The suggested period of six months reflects trends outside the Bar. A six month maternity period is now the norm in other professional situations. In other professions those on maternity leave have a continuing right to income from a partnership or employment during maternity leave rather than a mere reduction in payment of chambers rent. The Bar needs to be aware not only that other professions are adopting the longer period for the reasons indicated above but also that the longer period reflects what is being offered by the professions in competition with the Bar for talent.
People in our chambers are all earning well and can make their own provision so do we really need a policy. Wouldn’t it be patronising to women/fathers ?
The fact that somebody has a high level of earnings does not reduce the need for maternity/paternity/parental leave policies. The three reasons set out above namely fairness, compliance and commercial advantage still call for a maternity/paternity/parental leave policy even if the individuals concerned are “high earners”.
Does the Equality and Diversity Code for the Bar require us to waive contributions to a mortgage where chambers have purchased their own premises?
No it does not. Where chambers have purchased a property it remains a matter for them to decide how contributions should be made by members of chambers and how the asset acquired should be divided. In determining those matters, however, chambers will want to take into account the three driving factors of fairness, compliance and commercial advantage that apply just as much to mortgage repayments (both of interest and capital) as to rent. Whatever the approach decided upon it is important that it be established in a written and agreed policy so that everybody knows where they are.
What if our chambers collects contributions from members of chambers as a percentage of earnings, and so if somebody is not working during maternity leave their contribution will automatically go down?

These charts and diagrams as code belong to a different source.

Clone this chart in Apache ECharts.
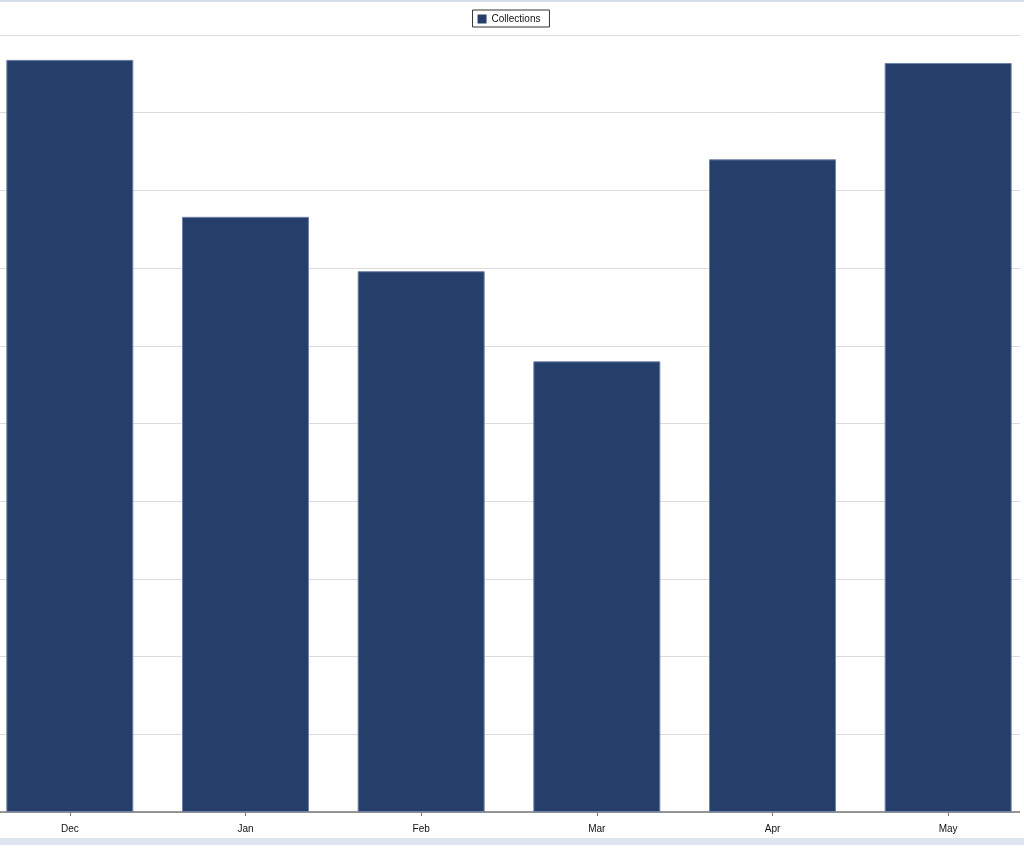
<!DOCTYPE html>
<html>
<head>
<meta charset="utf-8">
<script src="https://cdn.jsdelivr.net/npm/echarts@6/dist/echarts.min.js"></script>
<style>
html,body{margin:0;padding:0;background:#fff;overflow:hidden;}
#wrap{position:relative;width:1024px;height:850px;}
#clip{position:absolute;left:0;top:0;width:1020px;height:850px;overflow:hidden;}
#chart{position:absolute;left:-18px;top:0;width:1054px;height:850px;}
#topband{position:absolute;left:0;top:0;width:1024px;height:2px;background:#d3dded;}
#botband{position:absolute;left:0;top:838px;width:1024px;height:7px;background:#dde5ef;}
</style>
</head>
<body>
<div id="wrap">
<div id="clip"><div id="chart"></div></div>
<div id="topband"></div>
<div id="botband"></div>
</div>
<script>
const categories = ['Dec', 'Jan', 'Feb', 'Mar', 'Apr', 'May'];
const collections = [96.8, 76.6, 69.6, 58.0, 84.0, 96.4];
const seriesName = 'Collections';

const chart = echarts.init(document.getElementById('chart'), null, {renderer: 'canvas'});
chart.setOption({
  animation: false,
  legend: {
    data: [seriesName],
    top: 10,
    left: 'center',
    borderColor: '#333',
    borderWidth: 1,
    borderRadius: 0,
    padding: [4, 9, 3, 5],
    itemWidth: 9,
    itemHeight: 9,
    itemGap: 5,
    icon: 'rect',
    itemStyle: {borderWidth: 0},
    textStyle: {fontFamily: 'Liberation Sans, Arial, sans-serif', fontSize: 10, color: '#111'}
  },
  grid: {left: 0, right: 0, top: 35, bottom: 38, containLabel: false},
  xAxis: {
    type: 'category',
    data: categories,
    axisLine: {lineStyle: {color: '#777', width: 1.5}},
    axisTick: {show: true, alignWithLabel: true, length: 4, lineStyle: {color: '#777'}},
    axisLabel: {color: '#111', fontSize: 10, fontFamily: 'Liberation Sans, Arial, sans-serif', margin: 12}
  },
  yAxis: {
    type: 'value',
    min: 0,
    max: 100,
    interval: 10,
    axisLabel: {show: false},
    axisLine: {show: false},
    axisTick: {show: false},
    splitLine: {lineStyle: {color: '#dcdcdc', width: 1}}
  },
  series: [{
    name: seriesName,
    type: 'bar',
    data: collections,
    barWidth: 127,
    itemStyle: {color: '#263f6a', borderColor: '#6f82a8', borderWidth: 1}
  }]
});
</script>
</body>
</html>
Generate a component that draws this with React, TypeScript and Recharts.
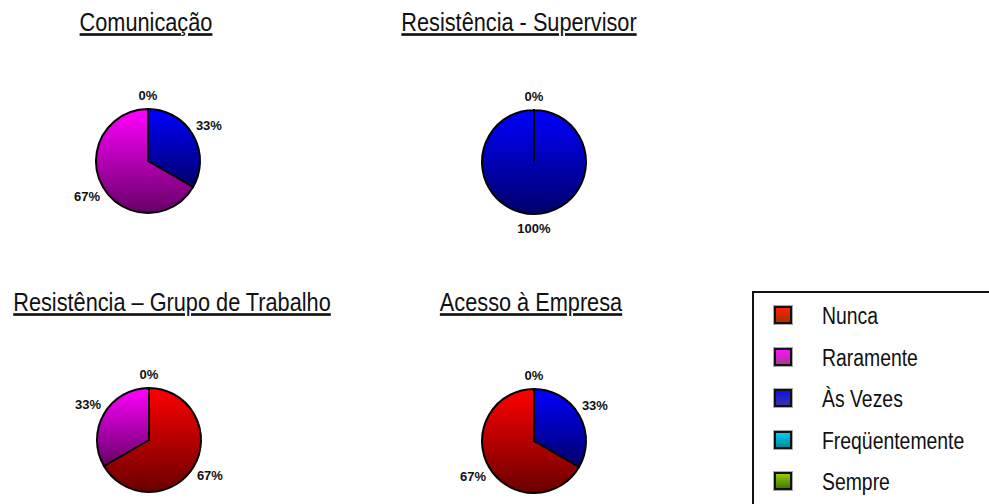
import React from 'react';
import { PieChart, Pie, Cell } from 'recharts';

const categories = ['Nunca', 'Raramente', 'Às Vezes', 'Freqüentemente', 'Sempre'];
const titles = ['Comunicação', 'Resistência - Supervisor', 'Resistência – Grupo de Trabalho', 'Acesso à Empresa'];

const comunicacao = [
  { name: 'Às Vezes', value: 1 },
  { name: 'Raramente', value: 2 },
  { name: 'Nunca', value: 0 },
];
const supervisor = [
  { name: 'Nunca', value: 0 },
  { name: 'Às Vezes', value: 3 },
];
const grupo = [
  { name: 'Nunca', value: 2 },
  { name: 'Raramente', value: 1 },
  { name: 'Às Vezes', value: 0 },
];
const acesso = [
  { name: 'Às Vezes', value: 1 },
  { name: 'Nunca', value: 2 },
  { name: 'Raramente', value: 0 },
];

const sliceColors: Record<string, [string, string]> = {
  'Nunca': ['#ff0000', '#6a0000'],
  'Raramente': ['#ff00ff', '#660066'],
  'Às Vezes': ['#0000ff', '#00006a'],
  'Freqüentemente': ['#00ccff', '#006680'],
  'Sempre': ['#99cc00', '#3a6a00'],
};
const legendColors: Record<string, [string, string]> = {
  'Nunca': ['#ff2000', '#a83000'],
  'Raramente': ['#ff10ff', '#a03c90'],
  'Às Vezes': ['#1010f0', '#3434a0'],
  'Freqüentemente': ['#00ccf8', '#008a99'],
  'Sempre': ['#99cc00', '#3c7a00'],
};

const gradId = (name: string) => 'g' + categories.indexOf(name);

const FONT = "'Liberation Sans', Arial, sans-serif";
const SQUASH = 0.82;

const renderLabel = (p: any) => {
  const { cx, cy, midAngle, outerRadius, percent } = p;
  const RAD = Math.PI / 180;
  const c = Math.cos(-midAngle * RAD);
  const s = Math.sin(-midAngle * RAD);
  const d = outerRadius + 14 + 5 * Math.abs(c);
  return (
    <text
      x={cx + d * c}
      y={cy + d * s}
      textAnchor="middle"
      dominantBaseline="central"
      fontFamily={FONT}
      fontWeight="bold"
      fontSize={13}
      fill="#111"
    >
      {Math.round(percent * 100)}%
    </text>
  );
};

const pies = [
  { data: comunicacao, cx: 148, cy: 161 },
  { data: supervisor, cx: 534, cy: 162 },
  { data: grupo, cx: 149, cy: 440 },
  { data: acesso, cx: 534, cy: 441 },
];

const titlePos = [
  { x: 146, y: 31 },
  { x: 519, y: 31 },
  { x: 172, y: 311 },
  { x: 531, y: 311 },
];

export default function App() {
  return (
    <div style={{ position: 'absolute', left: 0, top: 0, width: 989, height: 504, overflow: 'hidden', background: '#fff' }}>
      <svg width={0} height={0} style={{ position: 'absolute' }}>
        <defs>
          {categories.map((c) => (
            <linearGradient key={c} id={gradId(c)} x1="0" y1="0" x2="0" y2="1">
              <stop offset="0%" stopColor={sliceColors[c][0]} />
              <stop offset="100%" stopColor={sliceColors[c][1]} />
            </linearGradient>
          ))}
        </defs>
      </svg>
      <div style={{ position: 'absolute', left: 0, top: 0 }}>
        <PieChart width={989} height={504} margin={{ top: 0, right: 0, bottom: 0, left: 0 }}>
          {pies.map((p, i) => (
            <Pie
              key={i}
              data={p.data}
              dataKey="value"
              nameKey="name"
              cx={p.cx}
              cy={p.cy}
              outerRadius={52}
              startAngle={90}
              endAngle={-270}
              stroke="#000"
              strokeWidth={2}
              label={renderLabel}
              labelLine={false}
              isAnimationActive={false}
            >
              {p.data.map((d) => (
                <Cell key={d.name} fill={`url(#${gradId(d.name)})`} />
              ))}
            </Pie>
          ))}
        </PieChart>
      </div>
      <svg width={989} height={504} style={{ position: 'absolute', left: 0, top: 0, pointerEvents: 'none' }}>
        {titles.map((t, i) => (
          <text
            key={t}
            transform={`translate(${titlePos[i].x},${titlePos[i].y}) scale(${SQUASH},1)`}
            x={0}
            y={0}
            textAnchor="middle"
            fontFamily={FONT}
            fontSize={26.5}
            fill="#111"
            style={{ textDecoration: 'underline' }}
          >
            {t}
          </text>
        ))}
      </svg>
      <div
        style={{
          position: 'absolute',
          left: 752,
          top: 291,
          width: 300,
          height: 300,
          border: '2px solid #111',
          boxSizing: 'border-box',
        }}
      />
      {categories.map((c, i) => {
        const cy = 315 + i * 41.5;
        return (
          <React.Fragment key={c}>
            <div
              style={{
                position: 'absolute',
                left: 774,
                top: cy - 9,
                width: 18,
                height: 18,
                boxSizing: 'border-box',
                border: '2px solid #111',
                boxShadow: '0 0 0 1px #aaa',
                background: `linear-gradient(to bottom, ${legendColors[c][0]}, ${legendColors[c][1]})`,
              }}
            />
            <div
              style={{
                position: 'absolute',
                left: 822,
                top: cy - 14,
                height: 30,
                lineHeight: '30px',
                fontFamily: FONT,
                fontSize: 23.5,
                color: '#111',
                whiteSpace: 'nowrap',
                transform: `scaleX(0.825)`,
                transformOrigin: 'left center',
              }}
            >
              {c}
            </div>
          </React.Fragment>
        );
      })}
    </div>
  );
}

A chambers with a percentage of earnings as the basis for contribution will probably want to have a different structure for its maternity leave from a chambers with a fixed contribution. The fact that the contribution is assessed as a percentage of earnings does not necessarily mean, however, that there needs to be no adjustment to reflect the particular circumstances of maternity leave. The aim of a maternity policy is to achieve fairness within chambers and the maintenance of morale and the ability to practice for those affected. If they can be maintained then there is less chance of losing talent from the Bar or to another set of chambers. It will be in chambers’ interest to consider matters such as cash flow, particularly in the period after maternity leave where income from previous earnings is likely to drop significantly as a result of the absence. This will ease the burden for those affected and encourage a sense of commitment to chambers.
There is a separate issue that high flat rate contributions may deter women from returning to work part time as they may have difficulty in making payments to chambers from a reduced income.